SCA director Jamie Stewart said: "There are many, many magazines on shelves accessible to young children that are certainly more inappropriate than hunting and shooting magazines.

"By and large the magazines are aimed at a market that participate, and they are full of informational and educational material – there is no gratuitous violence.

"The biggest percentage of our work in terms of our youth members is to instil safety and respect for those animals.

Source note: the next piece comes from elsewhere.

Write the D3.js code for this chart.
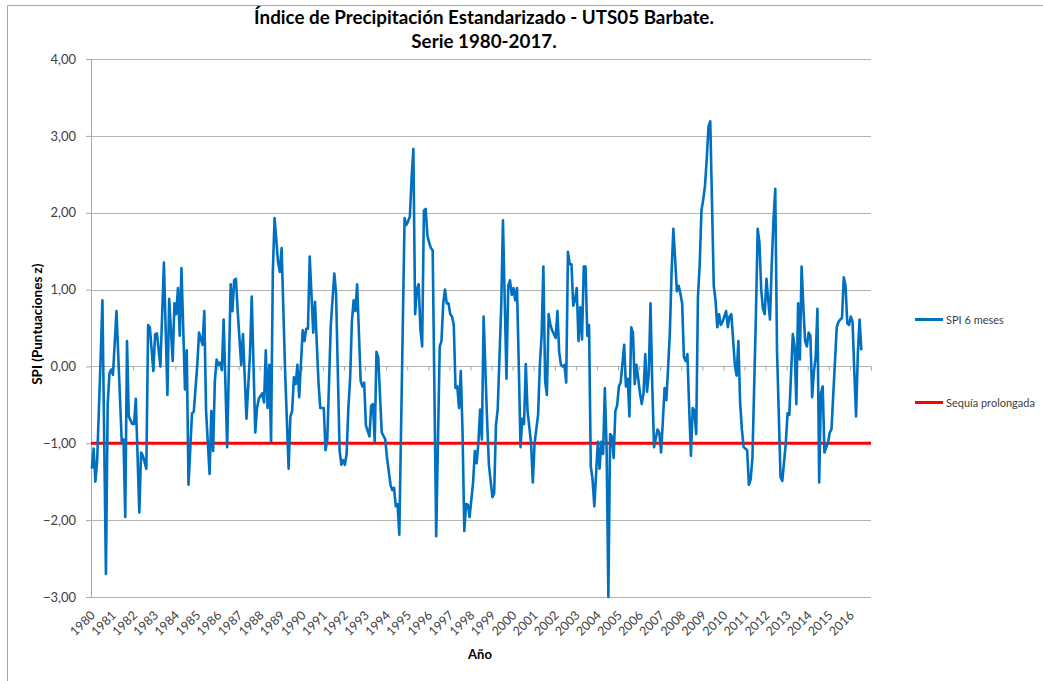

Education is top of our agenda.

"Of course we try to encourage young people into the sport and a close association with a family member is primed to that, but we don't see recruitment through magazines on shop shelves."

Stewart added that field and country sports generated about £240 million a year for the Scottish economy and provides 11,000 full-time jobs.

A spokeswoman for the National Federation of Retail Newsagents in Scotland said it was still considering its position on the issue.

However, the Professional Publishers Association – the body which represents business and consumer magazine publishers – has rejected the move.

A PPA spokesman said: "Country and field sports magazines are specialist interest titles that are published responsibly for a targeted audience.

"As such, there is no requirement for these magazines to be subject to legal restrictions regarding how they are displayed at retail."

WH Smith, the UK's largest high-street magazine retailer, said it aimed to "strike the right balance for all customers, who often have strongly opposing views", while at the same time not "acting as a censor".

A spokesman for the chain added: "We therefore aim to display these magazines where they are accessible to those who want to buy them, but do not offend those who do not, consistent with other magazine retailers and industry practice."